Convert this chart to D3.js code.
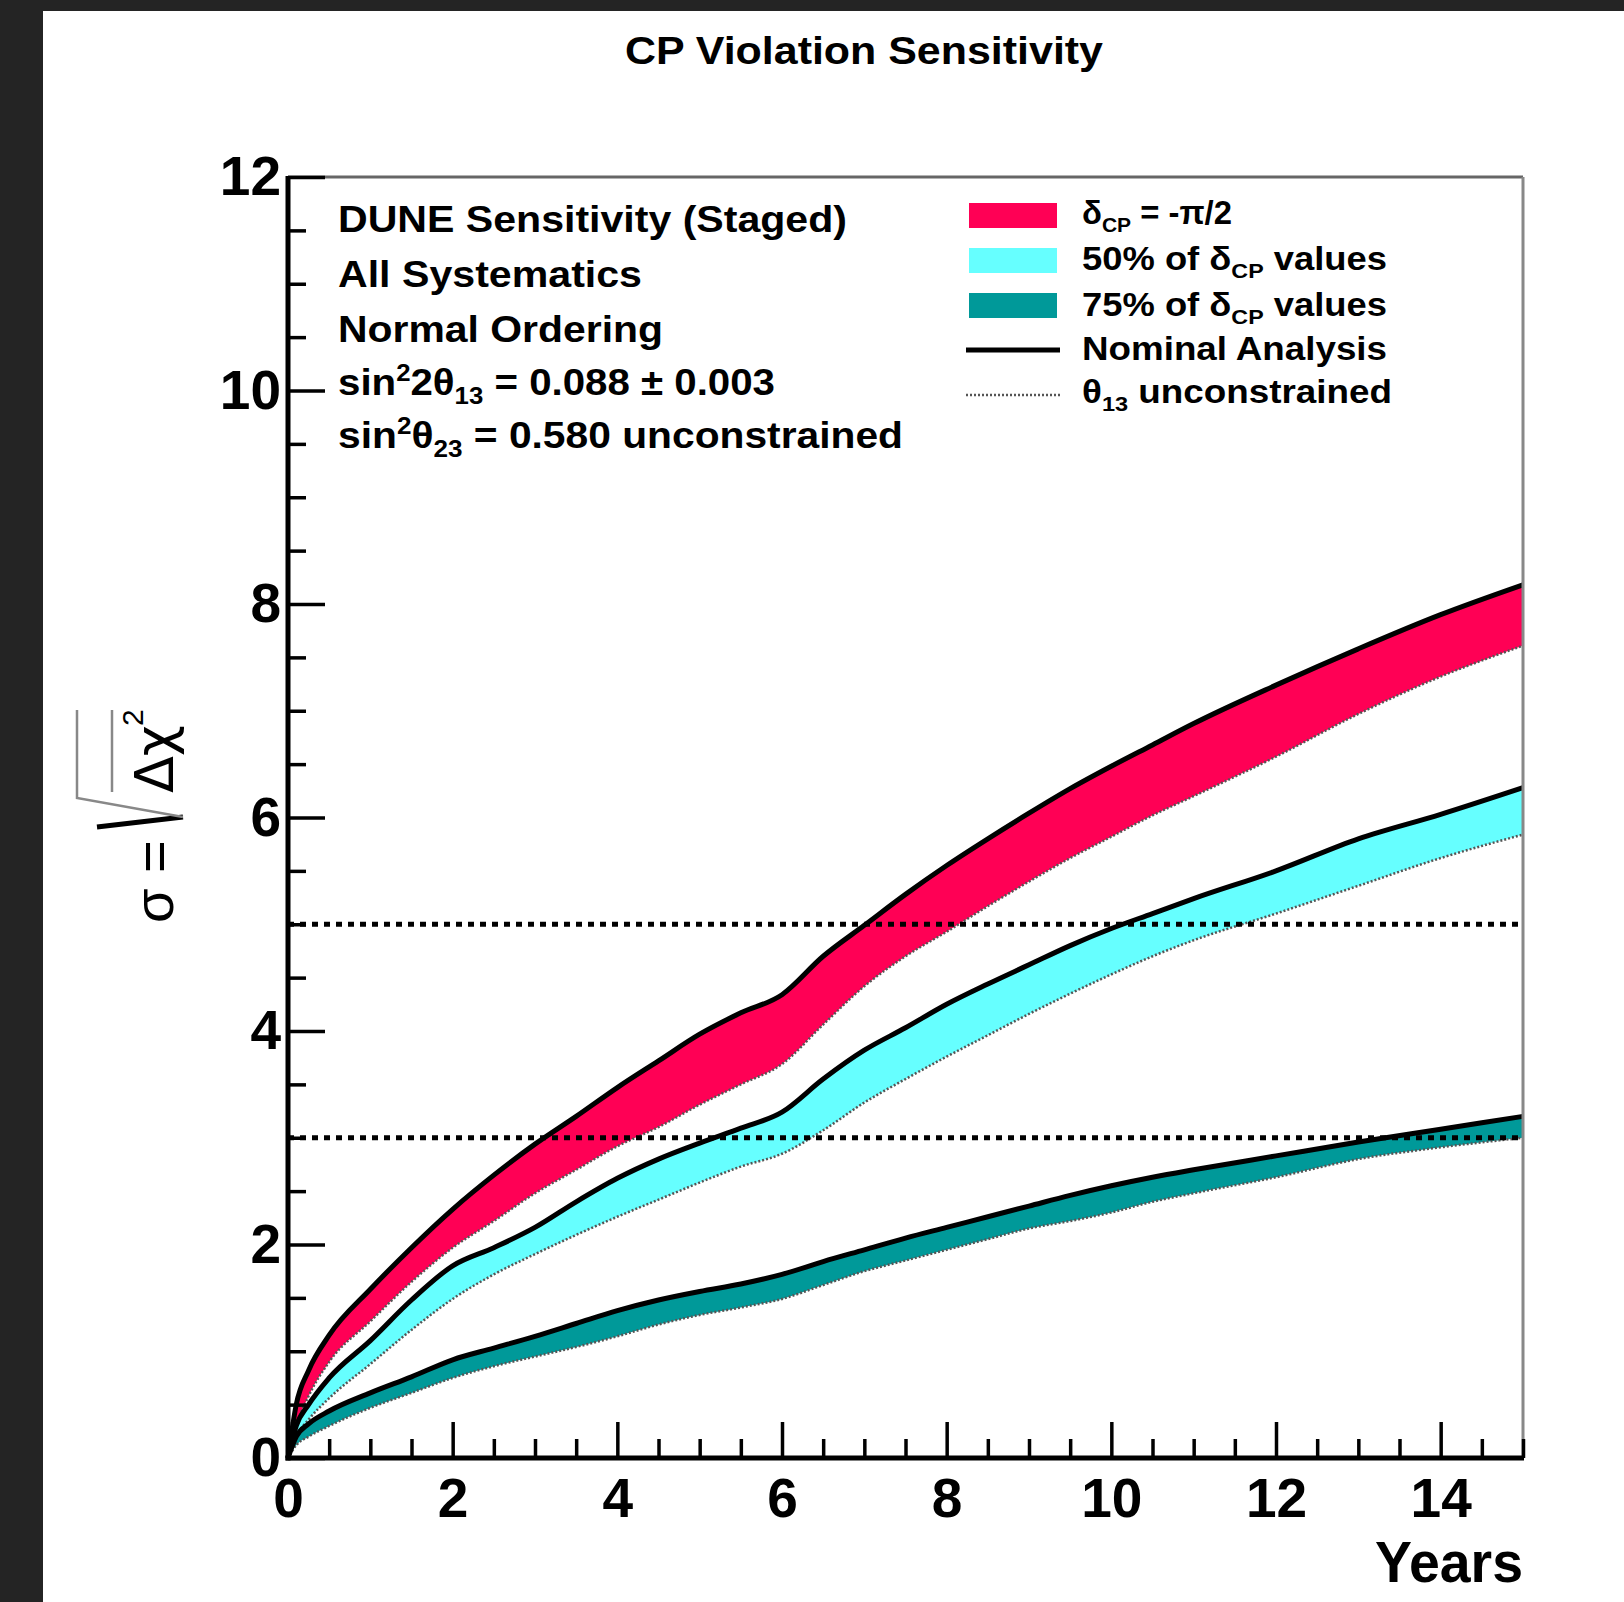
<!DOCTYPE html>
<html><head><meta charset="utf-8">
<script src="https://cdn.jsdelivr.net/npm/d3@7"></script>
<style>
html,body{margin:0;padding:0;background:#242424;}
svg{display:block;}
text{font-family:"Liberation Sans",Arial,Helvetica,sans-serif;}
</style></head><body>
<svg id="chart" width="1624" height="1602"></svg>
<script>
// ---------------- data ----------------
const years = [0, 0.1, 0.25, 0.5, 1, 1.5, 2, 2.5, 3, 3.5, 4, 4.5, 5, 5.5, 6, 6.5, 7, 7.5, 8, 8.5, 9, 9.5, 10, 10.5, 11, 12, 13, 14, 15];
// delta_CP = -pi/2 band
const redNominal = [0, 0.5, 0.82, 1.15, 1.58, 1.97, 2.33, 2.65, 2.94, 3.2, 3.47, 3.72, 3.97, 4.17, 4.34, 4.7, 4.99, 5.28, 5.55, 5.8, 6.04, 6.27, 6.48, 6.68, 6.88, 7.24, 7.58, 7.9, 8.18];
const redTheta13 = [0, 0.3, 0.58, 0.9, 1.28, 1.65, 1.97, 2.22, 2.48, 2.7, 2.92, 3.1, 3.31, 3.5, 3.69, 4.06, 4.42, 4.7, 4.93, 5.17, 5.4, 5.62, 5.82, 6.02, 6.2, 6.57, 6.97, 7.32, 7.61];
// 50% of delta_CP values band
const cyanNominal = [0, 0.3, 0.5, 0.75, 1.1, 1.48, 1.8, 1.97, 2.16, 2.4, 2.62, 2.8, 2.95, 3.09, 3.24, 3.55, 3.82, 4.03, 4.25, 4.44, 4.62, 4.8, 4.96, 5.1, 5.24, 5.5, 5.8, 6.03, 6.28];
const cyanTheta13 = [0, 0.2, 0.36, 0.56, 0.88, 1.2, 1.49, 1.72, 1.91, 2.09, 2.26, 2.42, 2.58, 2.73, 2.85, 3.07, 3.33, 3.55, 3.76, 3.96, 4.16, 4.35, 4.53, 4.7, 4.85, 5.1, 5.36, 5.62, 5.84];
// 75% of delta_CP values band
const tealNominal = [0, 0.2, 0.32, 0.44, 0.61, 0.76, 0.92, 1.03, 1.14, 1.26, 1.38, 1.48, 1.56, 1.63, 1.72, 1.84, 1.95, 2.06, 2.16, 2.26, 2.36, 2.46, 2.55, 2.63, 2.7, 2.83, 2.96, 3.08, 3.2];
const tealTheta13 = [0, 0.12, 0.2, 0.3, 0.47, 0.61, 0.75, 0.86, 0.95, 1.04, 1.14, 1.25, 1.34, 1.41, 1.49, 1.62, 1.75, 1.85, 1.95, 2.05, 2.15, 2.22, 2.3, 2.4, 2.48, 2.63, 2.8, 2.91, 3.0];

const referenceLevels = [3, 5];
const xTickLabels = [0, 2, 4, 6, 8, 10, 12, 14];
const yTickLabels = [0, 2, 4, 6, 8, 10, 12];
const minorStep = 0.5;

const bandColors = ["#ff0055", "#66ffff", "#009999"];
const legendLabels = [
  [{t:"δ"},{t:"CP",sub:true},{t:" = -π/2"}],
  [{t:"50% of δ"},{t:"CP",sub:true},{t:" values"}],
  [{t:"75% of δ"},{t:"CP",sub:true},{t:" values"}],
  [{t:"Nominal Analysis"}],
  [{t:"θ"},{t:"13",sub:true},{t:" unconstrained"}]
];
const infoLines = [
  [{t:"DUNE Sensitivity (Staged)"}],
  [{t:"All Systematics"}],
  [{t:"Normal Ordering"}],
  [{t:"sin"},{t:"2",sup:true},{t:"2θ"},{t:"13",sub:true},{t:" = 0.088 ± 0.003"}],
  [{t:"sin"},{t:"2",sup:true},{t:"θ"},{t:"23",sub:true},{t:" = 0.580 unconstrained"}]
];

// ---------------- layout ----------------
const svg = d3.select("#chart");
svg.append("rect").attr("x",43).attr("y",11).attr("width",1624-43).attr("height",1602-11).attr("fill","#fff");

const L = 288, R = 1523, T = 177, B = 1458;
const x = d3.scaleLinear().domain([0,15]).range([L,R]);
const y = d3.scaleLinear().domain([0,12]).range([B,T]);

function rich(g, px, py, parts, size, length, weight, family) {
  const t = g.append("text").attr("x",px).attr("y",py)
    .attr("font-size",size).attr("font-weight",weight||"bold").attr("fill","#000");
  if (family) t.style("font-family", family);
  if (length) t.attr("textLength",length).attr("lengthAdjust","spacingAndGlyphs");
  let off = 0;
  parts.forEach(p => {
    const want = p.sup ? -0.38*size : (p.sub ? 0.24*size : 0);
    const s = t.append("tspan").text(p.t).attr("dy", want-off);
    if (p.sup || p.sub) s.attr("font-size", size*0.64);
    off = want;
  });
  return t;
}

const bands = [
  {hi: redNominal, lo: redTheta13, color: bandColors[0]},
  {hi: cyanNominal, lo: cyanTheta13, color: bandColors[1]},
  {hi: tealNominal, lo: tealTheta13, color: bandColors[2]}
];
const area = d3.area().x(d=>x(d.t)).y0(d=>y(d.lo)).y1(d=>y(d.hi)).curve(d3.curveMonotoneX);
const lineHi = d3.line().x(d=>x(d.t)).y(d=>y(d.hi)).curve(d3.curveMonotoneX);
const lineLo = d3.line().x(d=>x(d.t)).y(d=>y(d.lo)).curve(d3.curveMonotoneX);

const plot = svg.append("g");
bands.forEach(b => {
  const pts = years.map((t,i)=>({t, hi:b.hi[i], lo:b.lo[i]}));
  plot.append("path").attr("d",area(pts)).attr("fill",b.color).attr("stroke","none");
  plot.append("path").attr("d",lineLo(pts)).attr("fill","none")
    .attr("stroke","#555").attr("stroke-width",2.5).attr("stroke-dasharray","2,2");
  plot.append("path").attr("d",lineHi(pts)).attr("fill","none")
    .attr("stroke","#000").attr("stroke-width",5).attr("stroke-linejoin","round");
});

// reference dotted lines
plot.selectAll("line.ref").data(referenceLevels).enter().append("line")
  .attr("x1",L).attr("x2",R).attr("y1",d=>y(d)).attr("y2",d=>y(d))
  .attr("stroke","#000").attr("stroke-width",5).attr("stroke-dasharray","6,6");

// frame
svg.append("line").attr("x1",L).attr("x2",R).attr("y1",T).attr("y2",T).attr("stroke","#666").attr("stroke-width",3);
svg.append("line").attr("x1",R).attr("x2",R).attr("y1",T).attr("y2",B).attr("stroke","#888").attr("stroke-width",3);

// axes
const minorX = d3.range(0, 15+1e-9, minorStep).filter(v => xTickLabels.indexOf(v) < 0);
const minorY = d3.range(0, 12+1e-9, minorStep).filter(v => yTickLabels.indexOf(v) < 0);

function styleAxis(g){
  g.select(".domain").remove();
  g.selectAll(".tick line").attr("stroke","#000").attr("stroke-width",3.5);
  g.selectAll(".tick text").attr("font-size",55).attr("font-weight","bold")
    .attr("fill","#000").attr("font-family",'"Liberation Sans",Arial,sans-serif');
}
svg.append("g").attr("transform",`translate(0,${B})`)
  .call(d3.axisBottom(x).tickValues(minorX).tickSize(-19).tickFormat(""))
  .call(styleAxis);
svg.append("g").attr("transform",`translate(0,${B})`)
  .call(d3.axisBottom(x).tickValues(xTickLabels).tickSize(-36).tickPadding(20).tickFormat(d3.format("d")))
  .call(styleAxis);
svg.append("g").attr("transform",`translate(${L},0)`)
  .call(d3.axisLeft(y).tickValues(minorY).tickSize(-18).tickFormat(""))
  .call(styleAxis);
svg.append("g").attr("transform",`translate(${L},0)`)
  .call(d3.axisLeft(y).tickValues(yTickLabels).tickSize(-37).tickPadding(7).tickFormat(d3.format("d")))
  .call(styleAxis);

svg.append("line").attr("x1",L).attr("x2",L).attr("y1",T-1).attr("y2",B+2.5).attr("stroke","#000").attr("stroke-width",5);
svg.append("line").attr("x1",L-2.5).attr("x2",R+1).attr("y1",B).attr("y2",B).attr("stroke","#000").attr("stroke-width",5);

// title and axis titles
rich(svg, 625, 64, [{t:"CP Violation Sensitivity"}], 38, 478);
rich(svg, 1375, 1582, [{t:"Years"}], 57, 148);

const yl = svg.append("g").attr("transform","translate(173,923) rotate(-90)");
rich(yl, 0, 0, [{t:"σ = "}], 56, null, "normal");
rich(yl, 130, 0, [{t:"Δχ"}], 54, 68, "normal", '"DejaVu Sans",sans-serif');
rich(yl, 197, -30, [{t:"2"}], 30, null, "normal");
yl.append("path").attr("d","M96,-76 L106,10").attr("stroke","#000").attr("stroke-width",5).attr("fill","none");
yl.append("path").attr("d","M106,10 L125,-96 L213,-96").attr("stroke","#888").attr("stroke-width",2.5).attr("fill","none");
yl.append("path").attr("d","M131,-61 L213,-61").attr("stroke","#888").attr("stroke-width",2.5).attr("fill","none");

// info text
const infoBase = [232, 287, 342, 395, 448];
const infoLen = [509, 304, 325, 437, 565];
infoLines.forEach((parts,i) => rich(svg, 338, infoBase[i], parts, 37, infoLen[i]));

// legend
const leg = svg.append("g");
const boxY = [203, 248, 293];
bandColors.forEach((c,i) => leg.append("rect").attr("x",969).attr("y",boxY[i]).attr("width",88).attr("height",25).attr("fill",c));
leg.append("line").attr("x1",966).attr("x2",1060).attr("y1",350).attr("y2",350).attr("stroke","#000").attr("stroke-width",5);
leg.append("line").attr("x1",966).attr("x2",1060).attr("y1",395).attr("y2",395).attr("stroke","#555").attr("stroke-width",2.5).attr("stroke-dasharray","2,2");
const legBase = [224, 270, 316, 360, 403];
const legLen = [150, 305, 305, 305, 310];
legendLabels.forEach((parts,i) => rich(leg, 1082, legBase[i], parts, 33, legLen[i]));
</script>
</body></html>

◆ ◆ ◆ ◆

• _PROBLEM REQUIREMENTS_
Work out how many lines above contain the word "chart". Give only the number.

• _RESPONSE TO THIS TASK_
3